Introduction to Data Analytics
Fall 2024
Final Project: Requirements.
General Instructions:
• The project composes 20% of your final grade: 5% project proposal, 5% project presenta- tion in-class with update on status on most of the project, and a 10% written summary and Python code.
• Add evidence to every claim that you make via tables/plots using Python. Best practice is to add Python plots with clear axis description and legend. Place plots that interrupt the reading flow of your report into an Appendix. Your report can be a single Google Colab notebook with Markdown (explanation of code and findings).
• Feel free to write e-mails, setup appointments, and use any other communication services, in case you get stuck.
• Important dates: project proposal - November 13 11:59PM. I will hold office hours during the last hour of November 20 (at 4:30PM) instead of a tutorial and talk to the 9 groups about their proposals; final presentation date is on November 30 at 12PM (DB0006); final report submission due on December 3 at 11:59PM.
Part 1: Project Proposal. (5%)
a.
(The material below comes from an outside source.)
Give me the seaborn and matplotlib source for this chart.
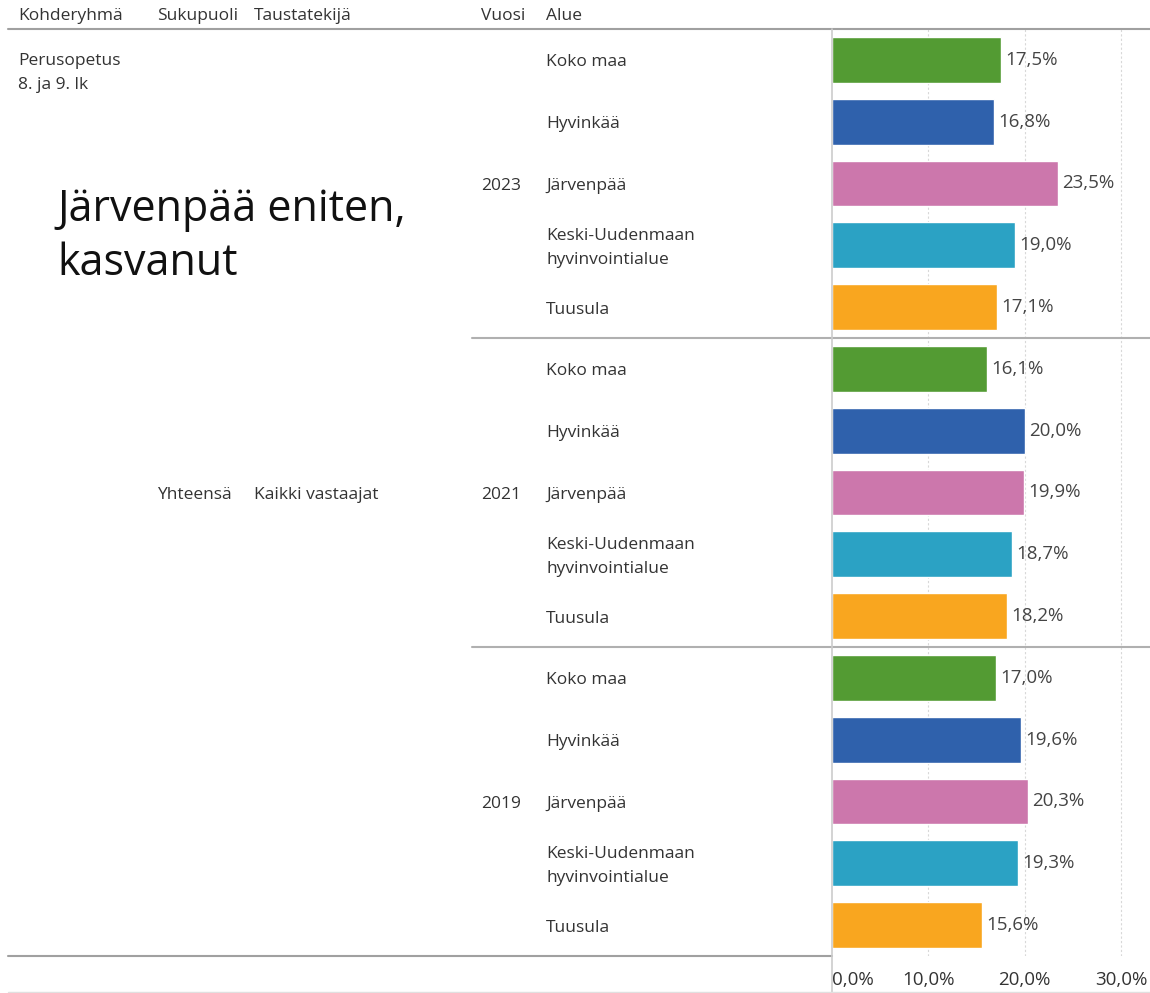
import matplotlib.pyplot as plt
import matplotlib.transforms as mtransforms
import pandas as pd
import seaborn as sns

# Data
years = ['2023', '2021', '2019']
areas = ['Koko maa', 'Hyvinkää', 'Järvenpää', 'Keski-Uudenmaan\nhyvinvointialue', 'Tuusula']
values_2023 = [17.5, 16.8, 23.5, 19.0, 17.1]
values_2021 = [16.1, 20.0, 19.9, 18.7, 18.2]
values_2019 = [17.0, 19.6, 20.3, 19.3, 15.6]
area_colors = ['#539B33', '#2F61AC', '#CC77AC', '#2BA2C4', '#F9A61F']
x_ticks = [0, 10, 20, 30]

rows = []
for year, vals in zip(years, [values_2023, values_2021, values_2019]):
    for area, v in zip(areas, vals):
        rows.append({'row': f'{year} {area}', 'Vuosi': year, 'Alue': area, 'value': v})
df = pd.DataFrame(rows)

sns.set_theme(style='white')
plt.rcParams['font.family'] = ['Open Sans', 'DejaVu Sans']
txt = '#333333'
fs = 12.5
W, H = 1150, 993

fig = plt.figure(figsize=(11.5, 9.93), dpi=100)
ax = fig.add_axes([832 / W, 1 - 956 / H, (W - 832) / W, (956 - 29) / H])

sns.barplot(data=df, x='value', y='row', hue='Alue', palette=area_colors,
            dodge=False, width=0.74, orient='h', legend=False, ax=ax,
            saturation=1)

ax.set_xlim(0, 33)
ax.set_ylim(len(df) - 0.5, -0.5)
ax.set_yticks([])
ax.set_xlabel('')
ax.set_ylabel('')
ax.set_xticks(x_ticks)
ax.set_xticklabels([f'{t},0%' for t in x_ticks], fontsize=13.5, color=txt)
ax.get_xticklabels()[0].set_horizontalalignment('left')
ax.tick_params(axis='x', length=0, pad=11)
for s in ax.spines.values():
    s.set_visible(False)
for t in x_ticks[1:]:
    ax.axvline(t, color='#d8d8d8', lw=0.8, ls=(0, (2, 2)), zorder=0)

# value labels
for i, v in enumerate(df['value']):
    ax.annotate(f'{v:.1f}%'.replace('.', ','), (v, i), xytext=(3, 0),
                textcoords='offset points', va='center', ha='left',
                fontsize=13.5, color='#444444')

# left-side text in figure x / data y coordinates
tr = mtransforms.blended_transform_factory(fig.transFigure, ax.transData)
def fx(px):
    return px / W

for i, (label) in enumerate(df['Alue']):
    ax.text(fx(546), i + 0.04, label, transform=tr, ha='left', va='center',
            fontsize=fs, color=txt, linespacing=1.65)
for g, year in enumerate(years):
    ax.text(fx(481), g * 5 + 2.04, year, transform=tr, ha='left', va='center',
            fontsize=fs, color=txt)

ax.text(fx(157), 7.04, 'Yhteensä', transform=tr, ha='left', va='center', fontsize=fs, color=txt)
ax.text(fx(254), 7.04, 'Kaikki vastaajat', transform=tr, ha='left', va='center', fontsize=fs, color=txt)
fig.text(fx(18), 1 - 53 / H, 'Perusopetus\n8. ja 9. lk', ha='left', va='top',
         fontsize=fs, color=txt, linespacing=1.65)

# header
for px, label in [(18, 'Kohderyhmä'), (157, 'Sukupuoli'), (254, 'Taustatekijä'),
                  (481, 'Vuosi'), (546, 'Alue')]:
    fig.text(fx(px), 1 - 16 / H, label, ha='left', va='center', fontsize=fs, color=txt)

# annotation
fig.text(fx(57), 1 - 237 / H, 'Järvenpää eniten,\nkasvanut', ha='left', va='center',
         fontsize=31, color='#111111', linespacing=1.27)

# lines
line_kw = dict(color='#a0a0a0', lw=1.5, transform=fig.transFigure, clip_on=False)
fig.add_artist(plt.Line2D([fx(8), 1], [1 - 29 / H] * 2, **line_kw))
for b in [4.5, 9.5]:
    ax.plot([fx(472), 1], [b, b], color='#b0b0b0', lw=1.5, transform=tr, clip_on=False)
fig.add_artist(plt.Line2D([fx(8), fx(832)], [1 - 956 / H] * 2, **line_kw))
fig.add_artist(plt.Line2D([fx(832), fx(832)], [1 - 29 / H, 0], color='#cccccc', lw=1.2,
                          transform=fig.transFigure))
fig.add_artist(plt.Line2D([fx(8), 1], [1 - 992 / H] * 2, color='#e0e0e0', lw=1,
                          transform=fig.transFigure))

fig.savefig('out.png', dpi=100)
Load the assigned dataset into Python. Explore it and provide a one-page project proposal. The structure of the proposal (short document + appendices):
1. Introduction to the data (whatever can be found online).
2. Data description, including attributes/features.
3. Interesting phenomena found from a basic analysis, if any (in words).
4. Project questions/analyses (at least 2 of them) that you came up with while exploring the data.
5. Appendices - Python plots and outputs that justify your proposal (unlimited number of pages for the appendix).
b. Send the proposal (+appendices) to the instructor and await a response for approval and/or alternations (by Nov 23 we must finalize the project).
c. Once the proposal is approved (after iterations with the instructor), you are free to start the project - you will have only one week until presentation and two weeks until submission. Stay on schedule.
Part 2: Documenting the Project. (10%)
a. Use Python as your programming tool to answer the approved research questions. If you find new interesting phenomena / predict new response variables, you are not limited to the approved project proposal and in fact, you can substitute an approved analysis with an alternative one (write an email to the instructor).
b. Once you are done answering the questions, write a project summarizing report, with the following structure (use project proposal for the first four parts):
1. Introduction.
2. Data description.
3. Exploratory data analysis.
4. Formulate one classification question that seems to be relevant for the dataset.
5. Techniques used to answer question.
6. The analysis itself (the core part of the project) - including Python plots/output as evidence for the presented results.
7. Discussion.
8. Self assessment: every student in the group will state their individual contribution to the project. Students who contributed less than their peers will receive a lower mark.
9. Appendix - for things that are important, but can disturb the fluent reading of the summary.
c. Most of the project, but not all of it, should be ready prior to presentation day.
Part 3: Project Presentation. (5%.)
• Projects will be presented in class.
• The duration time per presentation will be 20 minutes, approximately 4 minutes per group member.
• All group members MUST attend and speak.
• Every group member must present an equal part and the assessment for the talks will be on an individual basis (grades will be differentiated).
• Presentations should include but will not be limited to: motivation, data description, exploratory data analysis, research/application questions, techniques used, results and a discussion.
• All group members must present their part (even those who may typically not attend class); members that do not attend will receive 0 for the presentation component.